Unterschiede bei Brandentstehung und -bekämpfung
Die Schulung in Sankt Leon-Rot beginnt mit der grundlegenden Frage: Wie erkennt man bei einem Crash eigentlich ein Elektroauto? Die Antwort: Der Buchstabe »E« hinter der Autonummer ist das einfachste Indiz, allerdings kein obligatorisches. Ein weiteres Zeichen ist das Fehlen des Kühlergrills und des Auspuffs.
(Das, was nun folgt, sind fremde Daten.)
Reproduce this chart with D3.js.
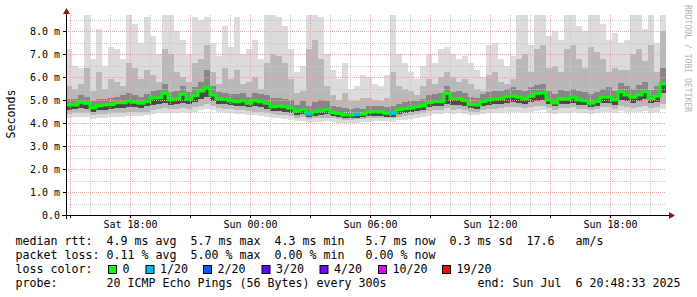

Ist ein E-Auto als solches identifiziert, können die Feuerwehrkräfte beherzt eingreifen. »Erkennt die Sensorik des Fahrzeugs einen schweren Unfall, wird die Verbindung von der Batterie zu den Hochvoltkomponenten automatisch gekappt«, erklärt Rothmaier. Trotzdem müssen bei Einsätzen Atemschutz und Hochvolthandschuhe getragen werden, um die Trennung von Akku und Antriebsstrang im Notfall auch manuell einleiten zu können.
Das Brandrisiko ist bei Elektrofahrzeugen insgesamt nicht größer als bei Verbrennerfahrzeugen, wie Markus Egelhaaf vom Stuttgarter Prüf- und Sicherheitsunternehmen Dekra betont. Allerdings gebe es Unterschiede bei Brandentstehung und -bekämpfung. So entwickelten sich Brände beim Verbrenner eher während des Fahrens, ein E-Auto fange eher während des Ladevorgangs Feuer. Dies könne etwa an einem unsachgemäßem Anschluss an die Ladevorrichtung liegen, an Überhitzung der Akkus oder an Leitungs- und Kontaktproblemen.
Bis zu 10.000 Liter Löschwasser
Um eine brennende E-Batterie zu löschen, gibt es für die Feuerwehren unterschiedliche Anforderungen: Der Brand muss mit mehr Wasser und länger gekühlt werden als ein qualmender Verbrenner-Motor. Bis zu 10.000 Liter Löschwasser sind erforderlich. In der Regel kann ein Feuerwehrfahrzeug 800 bis 2000 Liter fassen. Außerhalb von Städten ist die Beschaffung von so viel Wasser herausfordernd. »Also muss die Feuerwehr mit mehr wasserführenden Fahrzeugen anrücken«, sagte Hachemer.
Ihre Arbeit dürfen die Einsatzkräfte bei einem E-Auto-Brand nicht mit dem gewöhnlichen Kommando »Feuer aus« abschließen, sondern stattdessen nur mit den Worten »Brand unter Kontrolle«.
Warum das so ist, wird den Einsatzkräften bei der Schulung klar: Im Testlauf gerät der scheinbar gelöschte Wagen nach einigen Minuten wieder in Brand - und muss erneut gekühlt werden. Simuliert wird damit die chemische Reaktion des »Thermal Runaway«, also das Entzünden von einer Batteriezelle zur nächsten. Deswegen muss besonders lange gekühlt werden.
Gefahr von hochgiftiger Flusssäure
Während bei Schäden am konventionellen Antrieb verhindert werden muss, dass sich auslaufender Kraftstoff entzündet oder in das Erdreich oder die Kanalisation eindringt, geht bei brennenden Batterien eine zusätzliche Gefahr von hochgiftiger Flusssäure aus. Die wässrige Lösung von Fluorwasserstoff kann zu Verätzungen der Haut, Knochenschäden und schlimmstenfalls zum Herzstillstand führen.
Nach über vier Stunden Schulung ist Feuermann Wassersleben froh über die neuen Erkenntnisse. Insbesondere seine Furcht vor unter Strom stehenden Karosserien sei gewichen.
»Jetzt bin ich orientiert, wo man hinzulangen hat und wovon man die Finger lassen soll.« Auch Kommandant Bernd Kerle aus Sankt Leon-Rot, der diese erste Schulung initiiert hat, ist zufrieden. »Die sind jetzt super vorbereitet.« Gerade bei der Rettung von Menschen dürfe ein Feuerwehrmann keine Angst haben.